The Trade-Offs Of Composite Layups

Turning carbon fiber prepregs into finished parts requires a manual lay-up process that can be rather labor-intensive. But for many fabricators, seeing the finished product makes all the work very much worth it. They understand that there are trade-offs when working with carbon fiber materials, just as there are in any other industry.

One place those trade-offs can be seen is the Ferrari Land Theme Park in Spain. The park offers two attractions built with a focus on carbon fiber panels. Though neither attraction is made exclusively from composites, the composite parts that can be seen are truly breathtaking.

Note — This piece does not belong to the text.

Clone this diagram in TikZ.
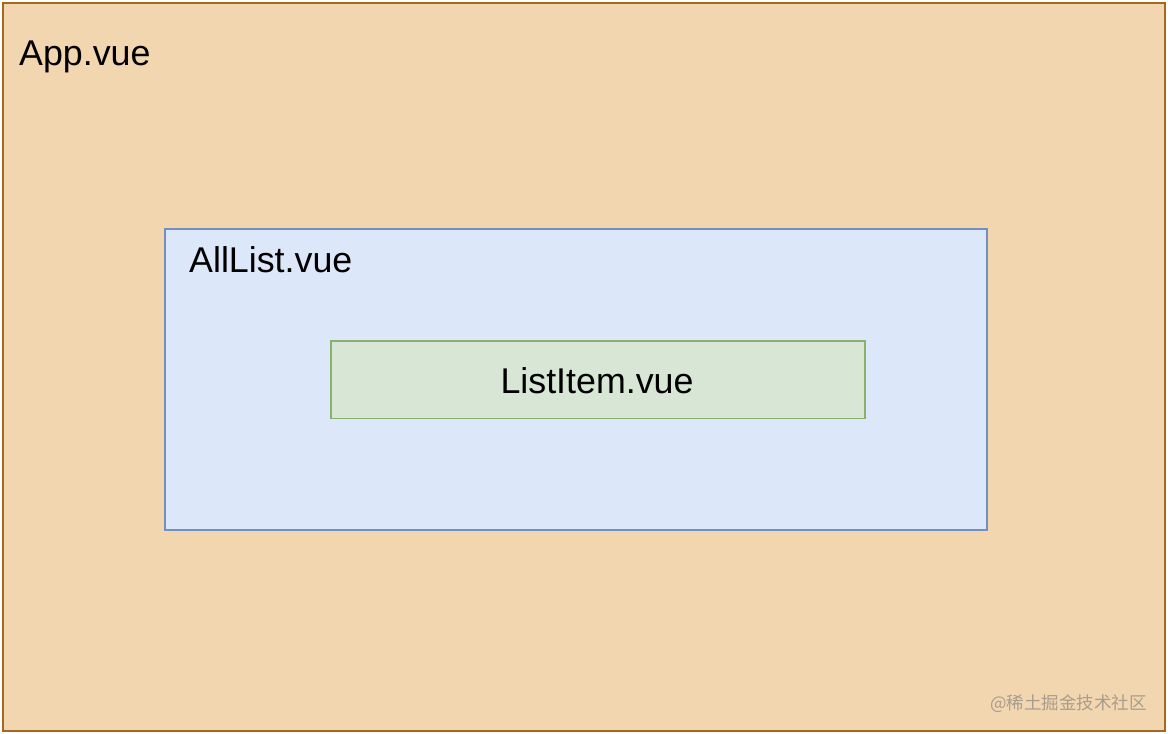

The Trade-Offs Of Composite Layups

A Beautiful Composite Facade

Both the Ferrari Experience and Red Force buildings were constructed using a combination of aluminum and carbon fiber panels. The carbon fiber really shines, so to speak, on the buildings’ exteriors. Take the Ferrari Experience building as an example.

The front of this building looks remarkably like the front end of a Ferrari sports car. A molded hood acts as a canopy while the grill completes the building’s main entrance in concert with heavy glass doors. The facade could not have been constructed as well as it was without the use of composites.

Herein is the first trade-off of carbon fiber layups. The manual layout process allows for creating all sorts of unique shapes in lines that are governed only by a fabricator’s ability to make the right kind of mold. Creating the same facade using aluminum or steel panels would have been next-to-impossible. Doing it with concrete would have been time-consuming and costly.

The trade-off is in waste. As explained by the experts Rock West Composites, creating fiber panels using a manual layup always result in wasted carbon fiber material. And until someone figures out a cost-effective way to recycle that waste, its only destination can be a landfill.

Trade-Offs in Cost

To be clear, fabricating with carbon fiber is not the perfect solution for every need. For example, one of the reasons that carbon fiber has not been more widely adopted in the automotive industry is cost. It is a lot less expensive to manufacture parts out of aluminum alloys than it is carbon fiber. And in terms of automotive body panels, aluminum and fiberglass are a lot less expensive.

Auto makers can create beautiful carbon fiber parts that are stronger and more durable than aluminum and steel. Those same parts can withstand more punishment as well. But the trade-off is cost. A new car heavy on the carbon fiber would cost a lot more than a traditionally-made vehicle.

On the other hand, manual carbon fiber layups make it easier for manufacturers to bring concept cars to life. Keep in mind that designers have to pay attention to the material being used to car build when coming up with their concepts. Carbon fiber makes possible what is generally considered impossible for aluminum and steel.

Learning to Make It Work

There is no building or fabricating material that is 100% perfect in every way. So designers and fabricators have to work with what they have. The nice thing about carbon fiber and other composite materials is that we are learning better ways to make them work.

Fifty years ago, it would have been inconceivable to make a building facade out of carbon fiber panels. Today it is not only conceivable, but it is also economically viable. Thanks to manual layups, prepregs, and very talented designers who are also artists in their own right, we are being treated to some beautiful architecture unlike anything the world has seen before.